The representation of class relationships with diagrams is extremely useful in the case of algebraic specifications too. It allows a bird's eye view, thus helping when taking some implementation decisions (optimal parent choice, comparison of the interfaces of different components).

The symbiosis of the object model and the algebraic specifications is favored by the promotion of decentralization and of the description of different abstraction levels. The application of the above-mentioned principles supports component specification at a fine granularity level. Thus, the realization of the specifications is much easier to do and understand.

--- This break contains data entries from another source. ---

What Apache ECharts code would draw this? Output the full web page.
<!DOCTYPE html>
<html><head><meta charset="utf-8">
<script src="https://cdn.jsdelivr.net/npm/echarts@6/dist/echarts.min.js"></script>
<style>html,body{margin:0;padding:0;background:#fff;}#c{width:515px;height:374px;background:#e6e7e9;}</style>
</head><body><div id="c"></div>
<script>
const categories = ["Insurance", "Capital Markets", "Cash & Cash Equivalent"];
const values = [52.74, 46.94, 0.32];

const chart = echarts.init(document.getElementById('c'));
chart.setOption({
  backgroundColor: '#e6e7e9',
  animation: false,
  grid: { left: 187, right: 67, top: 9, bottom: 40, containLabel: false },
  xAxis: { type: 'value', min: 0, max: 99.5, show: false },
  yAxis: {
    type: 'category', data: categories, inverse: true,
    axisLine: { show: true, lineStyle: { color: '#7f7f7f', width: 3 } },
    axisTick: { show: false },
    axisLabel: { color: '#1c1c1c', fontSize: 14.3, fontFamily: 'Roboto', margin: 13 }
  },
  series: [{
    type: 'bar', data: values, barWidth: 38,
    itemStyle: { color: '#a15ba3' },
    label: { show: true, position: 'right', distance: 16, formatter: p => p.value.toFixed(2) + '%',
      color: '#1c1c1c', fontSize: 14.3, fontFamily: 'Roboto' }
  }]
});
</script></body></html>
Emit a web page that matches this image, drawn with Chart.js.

The construction of a high reusable component library represents, in the case of formal algebraic specifications too, the first condition that must be fulfilled to promote the components' algebraic specifications. Difficulties that must be overcome even in simpler cases (see the specifications of the Bag class), probably constitute one of the reasons for which the dissemination of algebraic specifications did not proceed conforming to the very optimistic foreseeing of over a decade.

One of the possible solutions could be the automatic specification for the components described using state transition diagrams charts. This solution is perfectly feasible as conditional equational axioms allow that the behavior be directly expressed relating to the state of the object (and the actions that are executed after a transition are in fact assignments) or permit the message sending to the objects related to the one described.

The algebraic specification of some entities (classes) offers greater checking possibilities. The price that must be paid is not limited only to the difficulty of specification. In some cases, the use of an OCL type formalism or even the direct description of the behavior in a programming language is much more intelligible.